What needs to be done: Set the lines down again exactly, first line through the line that contains "from matplotlib.patches import", with no pictures.

— Start of Source excerpt —

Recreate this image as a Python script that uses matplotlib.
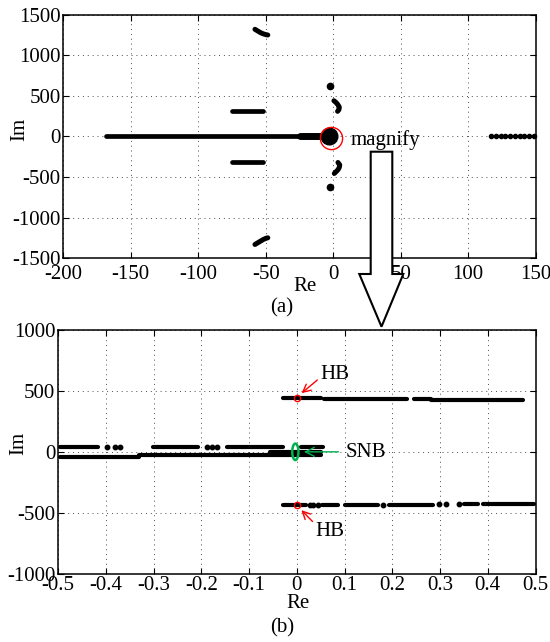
import numpy as np
import matplotlib
matplotlib.use("Agg")
import matplotlib.pyplot as plt
from matplotlib.patches import Ellipse, Polygon

plt.rcParams['font.family'] = ['Liberation Serif', 'DejaVu Serif']
plt.rcParams['font.size'] = 15
plt.rcParams['axes.unicode_minus'] = False

# ---- panel (a) data ----
a_xticks = [-200, -150, -100, -50, 0, 50, 100, 150]
a_yticks = [-1500, -1000, -500, 0, 500, 1000, 1500]
# long real-axis branch
a_main_re = [-168.4, -5.0]
a_main_im = [0, 0]
a_wedge_re = [-25.0, -8.0]
a_wedge_im = [0, 0]
a_blob_re = [-3.5]
a_blob_im = [0]
# horizontal branches at +/-310
a_hbar_re = [-75.0, -52.0]
a_hbar_im = [310, -310]
# arcs near +/-1300
a_arc_up_re = [-58.0, -56.0, -54.0, -52.0, -50.0, -48.5]
a_arc_up_im = [1320, 1300, 1280, 1265, 1255, 1250]
a_arc_dn_re = [-58.0, -56.0, -54.0, -52.0, -50.0, -48.5]
a_arc_dn_im = [-1330, -1310, -1290, -1270, -1255, -1248]
# arcs near 0 at +/-300..450
a_arc2_up_re = [0.5, 2.0, 3.5, 4.5, 4.2, 3.2]
a_arc2_up_im = [440, 420, 390, 360, 330, 310]
a_arc2_dn_re = [3.5, 4.8, 4.5, 3.5, 2.0, 0.8]
a_arc2_dn_im = [-320, -350, -380, -410, -435, -455]
# isolated points
a_iso_re = [-2.4, -2.4]
a_iso_im = [619, -624]
# unstable real eigenvalues
a_right_re = [117, 120.5, 124, 127.5, 131, 134.5, 138, 141.5, 145, 148.5]
a_right_im = [0, 0, 0, 0, 0, 0, 0, 0, 0, 0]

# ---- panel (b) data ----
b_xticks = [-0.5, -0.4, -0.3, -0.2, -0.1, 0, 0.1, 0.2, 0.3, 0.4, 0.5]
b_xlabels = ['-0.5', '-0.4', '-0.3', '-0.2', '-0.1', '0', '0.1', '0.2', '0.3', '0.4', '0.5']
b_yticks = [-1000, -500, 0, 500, 1000]
# upper row (HB branch +)
b_up_start = [-0.029, 0.056, 0.246, 0.281]
b_up_end = [0.051, 0.231, 0.281, 0.474]
b_up_im = [440, 433, 433, 425]
# lower row (HB branch -)
b_lo_start = [-0.029, 0.053, 0.102, 0.194, 0.351, 0.389]
b_lo_end = [0.020, 0.086, 0.170, 0.285, 0.379, 0.497]
b_lo_im = [-440, -437, -435, -435, -430, -428]
b_lo_dot_re = [0.027, 0.035, 0.044, 0.181, 0.297, 0.313, 0.339]
b_lo_dot_im = [-440, -440, -440, -435, -432, -432, -430]
# rows near zero
b_mu_start = [-0.496, -0.301, -0.147, 0.009]
b_mu_end = [-0.416, -0.206, -0.028, 0.054]
b_mu_im = [42, 42, 42, 42]
b_mu_dot_re = [-0.397, -0.381, -0.370, -0.188, -0.178, -0.167]
b_mu_dot_im = [42, 42, 42, 42, 42, 42]
b_ml_start = [-0.496, -0.330, -0.057]
b_ml_end = [-0.330, 0.051, 0.051]
b_ml_im = [-40, -30, 0]

fig = plt.figure(figsize=(5.5, 6.42), dpi=100)

def style(ax):
    ax.grid(True, color='0.3', linewidth=0.7, dashes=(1, 4))
    ax.tick_params(direction='in', length=4, top=True, right=True, width=0.8)
    for s in ax.spines.values():
        s.set_linewidth(1.1)
    ax.set_axisbelow(True)

# ---------- (a) ----------
ax1 = fig.add_axes([0.1151, 0.5977, 0.8589, 0.3794])
k = 'k'
ax1.plot(a_main_re, a_main_im, color=k, lw=3.4, solid_capstyle='round')
ax1.plot(a_wedge_re, a_wedge_im, color=k, lw=5, solid_capstyle='round')
ax1.plot(a_blob_re, a_blob_im, 'o', color=k, ms=12)
for im in a_hbar_im:
    ax1.plot(a_hbar_re, [im, im], color=k, lw=3.4, solid_capstyle='round')
ax1.plot(a_arc_up_re, a_arc_up_im, color=k, lw=3.6, solid_capstyle='round')
ax1.plot(a_arc_dn_re, a_arc_dn_im, color=k, lw=3.6, solid_capstyle='round')
ax1.plot(a_arc2_up_re, a_arc2_up_im, color=k, lw=3.6, solid_capstyle='round')
ax1.plot(a_arc2_dn_re, a_arc2_dn_im, color=k, lw=3.6, solid_capstyle='round')
ax1.plot(a_iso_re, a_iso_im, 'o', color=k, ms=4.5)
ax1.plot(a_right_re, a_right_im, 'o', color=k, ms=3, clip_on=False)
ax1.plot([-1.5], [-17], 'o', mfc='none', mec='red', ms=16, mew=1)
ax1.text(12.6, -46, 'magnify', ha='left', va='center', fontsize=15)
ax1.set_xlim(-200, 150)
ax1.set_ylim(-1500, 1500)
ax1.set_xticks(a_xticks)
ax1.set_yticks(a_yticks)
style(ax1)
ax1.tick_params(axis='x', pad=5)
ax1.tick_params(axis='y', pad=2)
ax1.set_xlabel('Re')
ax1.set_ylabel('Im')
ax1.xaxis.set_label_coords(0.512, -0.117)
ax1.yaxis.set_label_coords(-0.092, 0.527)
ax1.xaxis.label.set_va('center')
ax1.yaxis.label.set_va('center')

# ---------- (b) ----------
ax2 = fig.add_axes([0.1055, 0.1064, 0.8682, 0.3796])
for x0, x1, im in zip(b_up_start, b_up_end, b_up_im):
    ax2.plot([x0, x1], [im, im], color=k, lw=3, solid_capstyle='round')
for x0, x1, im in zip(b_lo_start, b_lo_end, b_lo_im):
    ax2.plot([x0, x1], [im, im], color=k, lw=3, solid_capstyle='round')
for x0, x1, im in zip(b_mu_start, b_mu_end, b_mu_im):
    ax2.plot([x0, x1], [im, im], color=k, lw=3, solid_capstyle='round')
for x0, x1, im in zip(b_ml_start, b_ml_end, b_ml_im):
    ax2.plot([x0, x1], [im, im], color=k, lw=3, solid_capstyle='round')
ax2.plot(b_lo_dot_re, b_lo_dot_im, 'o', color=k, ms=3.2)
ax2.plot(b_mu_dot_re, b_mu_dot_im, 'o', color=k, ms=3.2)

# HB markers
ax2.plot([0, 0], [440, -437], 'o', mfc='none', mec='red', ms=4.5, mew=1)
ax2.annotate('', xy=(0.0056, 467), xytext=(0.0475, 604),
             arrowprops=dict(arrowstyle='->', color='red', lw=1,
                             mutation_scale=14))
ax2.text(0.049, 631, 'HB', ha='left', va='center', fontsize=15)
ax2.annotate('', xy=(0.0056, -462), xytext=(0.037, -588),
             arrowprops=dict(arrowstyle='->', color='red', lw=1,
                             mutation_scale=14))
ax2.text(0.039, -657, 'HB', ha='left', va='center', fontsize=15)

# SNB marker
green = '#00b050'
ax2.add_patch(Ellipse((-0.003, 0), 0.013, 135, fill=False, ec=green, lw=1.8,
                      zorder=5))
ax2.annotate('', xy=(0.009, 0), xytext=(0.093, 0),
             arrowprops=dict(arrowstyle='->', color=green, lw=1,
                             mutation_scale=16))
ax2.text(0.103, -5, 'SNB', ha='left', va='center', fontsize=15)

ax2.set_xlim(-0.5, 0.5)
ax2.set_ylim(-1000, 1000)
ax2.set_xticks(b_xticks)
ax2.set_xticklabels(b_xlabels)
ax2.set_yticks(b_yticks)
style(ax2)
ax2.tick_params(axis='x', pad=1.5)
ax2.tick_params(axis='y', pad=2)
ax2.set_xlabel('Re')
ax2.set_ylabel('Im')
ax2.xaxis.set_label_coords(0.503, -0.121)
ax2.yaxis.set_label_coords(-0.083, 0.536)
ax2.xaxis.label.set_va('center')
ax2.yaxis.label.set_va('center')

# panel captions
fig.text(0.513, 0.520, '(a)', ha='center', va='center', fontsize=15)
fig.text(0.513, 0.022, '(b)', ha='center', va='center', fontsize=15)

# big hollow "magnify" arrow (pixel layout -> figure fraction)
W, H = 550.0, 642.0
pts = [(370.7, 151.7), (392.3, 151.7), (392.3, 274), (403.3, 274),
       (381.5, 326.7), (359.3, 274), (370.7, 274)]
poly = Polygon([(x / W, 1 - y / H) for x, y in pts], closed=True,
               transform=fig.transFigure, fc='white', ec='black', lw=1.5,
               zorder=10)
fig.add_artist(poly)

fig.savefig('out.png', dpi=100)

— End of Source excerpt —

Response:
Recreate this image as a Python script that uses matplotlib.
import numpy as np
import matplotlib
matplotlib.use("Agg")
import matplotlib.pyplot as plt
from matplotlib.patches import Ellipse, Polygon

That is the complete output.